[BEGIN]

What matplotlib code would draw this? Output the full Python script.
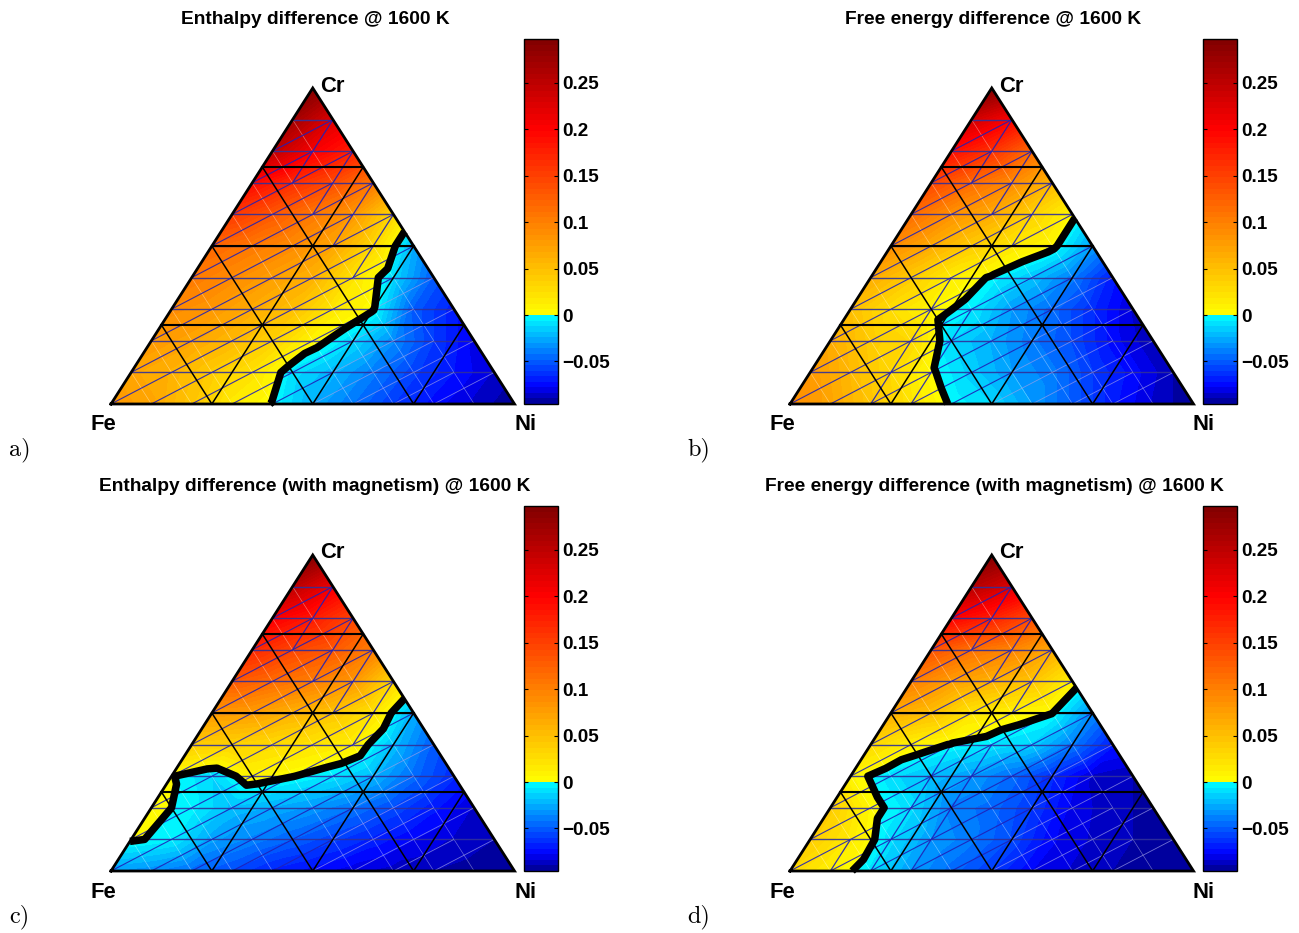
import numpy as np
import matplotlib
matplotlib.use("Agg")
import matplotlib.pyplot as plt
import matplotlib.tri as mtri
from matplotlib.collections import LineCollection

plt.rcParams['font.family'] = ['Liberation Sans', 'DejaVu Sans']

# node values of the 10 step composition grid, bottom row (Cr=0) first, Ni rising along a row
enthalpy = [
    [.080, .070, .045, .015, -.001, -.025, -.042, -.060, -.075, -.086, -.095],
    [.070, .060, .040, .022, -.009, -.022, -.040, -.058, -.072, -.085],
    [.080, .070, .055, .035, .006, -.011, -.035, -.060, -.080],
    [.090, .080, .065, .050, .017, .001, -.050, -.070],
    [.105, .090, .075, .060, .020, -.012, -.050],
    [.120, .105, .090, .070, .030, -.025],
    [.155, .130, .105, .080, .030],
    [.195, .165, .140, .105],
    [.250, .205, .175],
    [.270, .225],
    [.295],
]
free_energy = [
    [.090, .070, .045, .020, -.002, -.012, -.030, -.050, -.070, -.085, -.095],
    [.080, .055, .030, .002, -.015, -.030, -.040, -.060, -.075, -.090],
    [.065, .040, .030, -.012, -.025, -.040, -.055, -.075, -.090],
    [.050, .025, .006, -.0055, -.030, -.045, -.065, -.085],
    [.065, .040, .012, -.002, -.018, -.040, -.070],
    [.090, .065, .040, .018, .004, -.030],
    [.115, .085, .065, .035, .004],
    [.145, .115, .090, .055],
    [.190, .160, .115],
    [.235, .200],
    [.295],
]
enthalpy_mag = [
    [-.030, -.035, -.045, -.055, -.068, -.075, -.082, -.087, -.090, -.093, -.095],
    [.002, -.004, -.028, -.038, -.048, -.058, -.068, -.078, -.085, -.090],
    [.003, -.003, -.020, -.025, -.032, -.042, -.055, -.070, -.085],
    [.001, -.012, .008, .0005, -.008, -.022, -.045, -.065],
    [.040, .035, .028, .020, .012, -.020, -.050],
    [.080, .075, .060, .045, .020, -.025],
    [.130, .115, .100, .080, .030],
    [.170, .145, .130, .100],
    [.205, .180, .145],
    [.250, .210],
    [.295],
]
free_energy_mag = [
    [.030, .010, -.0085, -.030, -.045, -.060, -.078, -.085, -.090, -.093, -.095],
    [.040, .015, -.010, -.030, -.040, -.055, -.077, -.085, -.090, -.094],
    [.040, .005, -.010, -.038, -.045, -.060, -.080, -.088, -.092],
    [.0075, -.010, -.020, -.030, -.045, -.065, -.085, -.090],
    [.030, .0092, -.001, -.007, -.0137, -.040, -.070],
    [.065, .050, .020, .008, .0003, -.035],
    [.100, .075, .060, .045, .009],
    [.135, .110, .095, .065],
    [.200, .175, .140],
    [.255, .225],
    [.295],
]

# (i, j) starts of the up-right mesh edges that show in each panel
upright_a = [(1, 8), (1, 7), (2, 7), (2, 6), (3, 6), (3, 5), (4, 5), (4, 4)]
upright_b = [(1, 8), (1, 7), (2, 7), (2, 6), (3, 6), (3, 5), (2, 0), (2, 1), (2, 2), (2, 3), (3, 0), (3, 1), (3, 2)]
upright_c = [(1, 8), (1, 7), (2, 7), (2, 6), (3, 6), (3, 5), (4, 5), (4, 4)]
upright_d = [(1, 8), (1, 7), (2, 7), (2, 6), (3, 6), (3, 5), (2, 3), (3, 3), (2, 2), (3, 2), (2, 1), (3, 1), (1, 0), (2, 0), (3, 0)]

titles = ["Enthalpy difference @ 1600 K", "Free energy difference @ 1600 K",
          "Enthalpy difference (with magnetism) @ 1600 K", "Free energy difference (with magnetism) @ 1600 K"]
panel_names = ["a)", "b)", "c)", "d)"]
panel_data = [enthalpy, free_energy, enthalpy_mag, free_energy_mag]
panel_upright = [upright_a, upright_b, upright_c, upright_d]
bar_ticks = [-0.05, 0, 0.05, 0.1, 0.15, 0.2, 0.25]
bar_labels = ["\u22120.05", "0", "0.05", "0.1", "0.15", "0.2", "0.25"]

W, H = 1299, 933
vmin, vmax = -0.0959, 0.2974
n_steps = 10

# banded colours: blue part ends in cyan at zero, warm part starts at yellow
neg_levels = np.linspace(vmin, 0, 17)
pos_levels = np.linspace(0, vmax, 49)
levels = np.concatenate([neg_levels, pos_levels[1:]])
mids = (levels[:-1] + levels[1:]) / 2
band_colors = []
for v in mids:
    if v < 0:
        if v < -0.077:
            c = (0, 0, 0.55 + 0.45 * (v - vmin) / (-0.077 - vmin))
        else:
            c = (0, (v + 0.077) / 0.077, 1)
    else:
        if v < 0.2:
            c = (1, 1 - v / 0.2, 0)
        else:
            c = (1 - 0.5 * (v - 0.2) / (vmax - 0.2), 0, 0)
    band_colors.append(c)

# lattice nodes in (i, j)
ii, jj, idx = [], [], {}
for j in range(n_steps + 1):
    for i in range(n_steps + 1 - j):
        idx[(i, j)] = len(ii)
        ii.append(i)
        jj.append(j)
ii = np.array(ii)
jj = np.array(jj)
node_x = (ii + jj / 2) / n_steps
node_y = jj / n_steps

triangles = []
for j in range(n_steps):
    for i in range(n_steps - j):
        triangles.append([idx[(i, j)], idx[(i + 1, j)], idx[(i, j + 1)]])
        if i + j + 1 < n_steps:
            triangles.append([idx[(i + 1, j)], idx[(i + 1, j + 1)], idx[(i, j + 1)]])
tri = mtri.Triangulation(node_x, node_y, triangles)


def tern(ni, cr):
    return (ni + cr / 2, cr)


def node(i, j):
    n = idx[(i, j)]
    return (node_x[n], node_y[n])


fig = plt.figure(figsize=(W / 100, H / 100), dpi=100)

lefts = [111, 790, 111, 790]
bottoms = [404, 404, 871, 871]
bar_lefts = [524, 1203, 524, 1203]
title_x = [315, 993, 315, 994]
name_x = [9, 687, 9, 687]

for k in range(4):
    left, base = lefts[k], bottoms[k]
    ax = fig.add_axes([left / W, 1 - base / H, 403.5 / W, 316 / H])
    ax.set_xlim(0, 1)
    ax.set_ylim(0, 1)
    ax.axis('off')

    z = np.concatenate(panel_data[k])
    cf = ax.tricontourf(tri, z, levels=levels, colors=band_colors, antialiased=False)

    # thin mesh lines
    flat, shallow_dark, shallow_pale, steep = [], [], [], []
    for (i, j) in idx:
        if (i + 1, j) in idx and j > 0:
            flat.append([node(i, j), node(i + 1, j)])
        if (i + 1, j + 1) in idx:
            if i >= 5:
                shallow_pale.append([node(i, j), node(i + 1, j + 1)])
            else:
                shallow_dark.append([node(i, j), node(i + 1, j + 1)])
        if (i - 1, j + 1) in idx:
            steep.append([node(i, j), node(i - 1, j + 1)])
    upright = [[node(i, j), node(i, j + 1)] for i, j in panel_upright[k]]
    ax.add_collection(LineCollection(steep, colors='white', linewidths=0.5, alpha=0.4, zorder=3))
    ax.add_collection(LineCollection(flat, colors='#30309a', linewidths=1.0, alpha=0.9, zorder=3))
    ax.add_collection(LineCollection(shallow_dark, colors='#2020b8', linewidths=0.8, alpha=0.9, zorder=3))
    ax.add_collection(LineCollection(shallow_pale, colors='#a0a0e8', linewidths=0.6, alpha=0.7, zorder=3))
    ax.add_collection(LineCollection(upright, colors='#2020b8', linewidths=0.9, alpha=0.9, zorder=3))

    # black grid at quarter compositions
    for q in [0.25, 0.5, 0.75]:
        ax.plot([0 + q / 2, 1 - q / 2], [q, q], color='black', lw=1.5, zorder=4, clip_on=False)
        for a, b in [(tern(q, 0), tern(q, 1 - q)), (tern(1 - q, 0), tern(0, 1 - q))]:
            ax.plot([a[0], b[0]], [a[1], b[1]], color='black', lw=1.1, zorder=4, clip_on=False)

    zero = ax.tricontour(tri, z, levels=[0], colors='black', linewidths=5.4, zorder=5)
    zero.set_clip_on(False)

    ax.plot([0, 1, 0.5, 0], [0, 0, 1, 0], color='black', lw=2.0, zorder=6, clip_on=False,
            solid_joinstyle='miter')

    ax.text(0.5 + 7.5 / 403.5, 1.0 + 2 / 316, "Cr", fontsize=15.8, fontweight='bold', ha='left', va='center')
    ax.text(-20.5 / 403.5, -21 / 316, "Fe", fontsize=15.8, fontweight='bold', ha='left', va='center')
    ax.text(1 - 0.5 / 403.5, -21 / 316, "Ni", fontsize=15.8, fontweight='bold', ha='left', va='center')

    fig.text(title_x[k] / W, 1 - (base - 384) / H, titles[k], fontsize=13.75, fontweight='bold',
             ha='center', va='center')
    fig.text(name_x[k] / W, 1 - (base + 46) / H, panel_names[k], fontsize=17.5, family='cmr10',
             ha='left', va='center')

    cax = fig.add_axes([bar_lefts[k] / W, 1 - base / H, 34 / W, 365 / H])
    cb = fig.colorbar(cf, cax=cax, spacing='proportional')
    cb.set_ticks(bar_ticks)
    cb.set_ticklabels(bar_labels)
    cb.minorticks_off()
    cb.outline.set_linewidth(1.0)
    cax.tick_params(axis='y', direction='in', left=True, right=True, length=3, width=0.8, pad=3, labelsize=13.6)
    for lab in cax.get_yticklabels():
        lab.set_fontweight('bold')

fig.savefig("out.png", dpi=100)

[END]

• Required task
Please reproduce the listing exactly from its opening line through the line that contains "plt.rcParams['font.family'] = ['Liberation", both included, with all pictures omitted.

• Exercise output
What matplotlib code would draw this? Output the full Python script.
import numpy as np
import matplotlib
matplotlib.use("Agg")
import matplotlib.pyplot as plt
import matplotlib.tri as mtri
from matplotlib.collections import LineCollection

plt.rcParams['font.family'] = ['Liberation Sans', 'DejaVu Sans']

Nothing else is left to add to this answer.